Het openbaar ministerie heeft hoger beroep ingesteld tegen het vonnis in de strafzaak tegen een 19-jarige inwoner van Jirnsum. Volgens de rechtbank heeft onze cliënt op 13 april 2016 nabij Jirnsum zeer onvoorzichtig gereden door in een auto harder te rijden dan ter plaatse verantwoord was waarbij in de auto onvoldoende veiligheidsgordels aanwezig waren voor alle passagiers. Bij het ongeval kwam een 14-jarig meisje om het leven en raakten drie inzittenden gewond. Aan onze cliënt werd een werkstraf van 240 uren, een voorwaardelijke gevangenisstraf van één jaar, een verplichte cognitieve vaardigheidstraining en vijf jaar rij-ontzegging opgelegd.
Volgens het OM heeft de rechtbank onvoldoende gewicht toegekend aan de ernst van het rijgedrag van de verdachte. Een werkstraf doet naar het oordeel van het OM geen recht aan de ingrijpende gevolgen van dat rijgedrag voor de nabestaanden van het overleden meisje en de zwaargewonde slachtoffers.
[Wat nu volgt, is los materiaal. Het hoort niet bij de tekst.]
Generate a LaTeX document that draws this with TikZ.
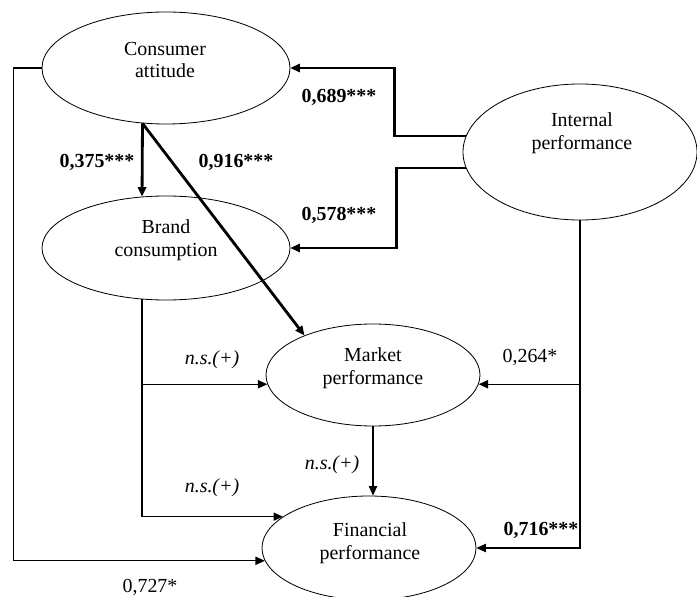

Raadsman Tjalling van der Goot is teleurgesteld over het besluit van het OM. Hoewel in het algemeen te begrijpen valt dat slachtoffers en nabestaanden vanuit het oogpunt van vergelding veelal een zwaardere straf wensen, heeft de rechtbank in haar vonnis in deze zaak heel duidelijk uitgelegd waarom zij tot deze strafoplegging is gekomen. In zoverre is het een evenwichtig oordeel waarbij ook de belangen van de jonge verdachte zijn meegewogen.
Voorafgaande aan de behandeling van de strafzaak was sprake van oplopende spanningen tussen diverse betrokkenen. Het is van groot belang dat alle betrokkenen hun verdriet kunnen verwerken en kunnen bouwen aan herstel van verhoudingen in het dorp Jirnsum. Door het instellen van hoger beroep kan het bemiddelingstraject in het dorp worden gefrustreerd.
Het hoger beroep zal worden behandeld door het gerechtshof in Leeuwarden. Naar verwachting zal het hoger beroep past op zijn vroegst aan het einde van dit jaar dienen.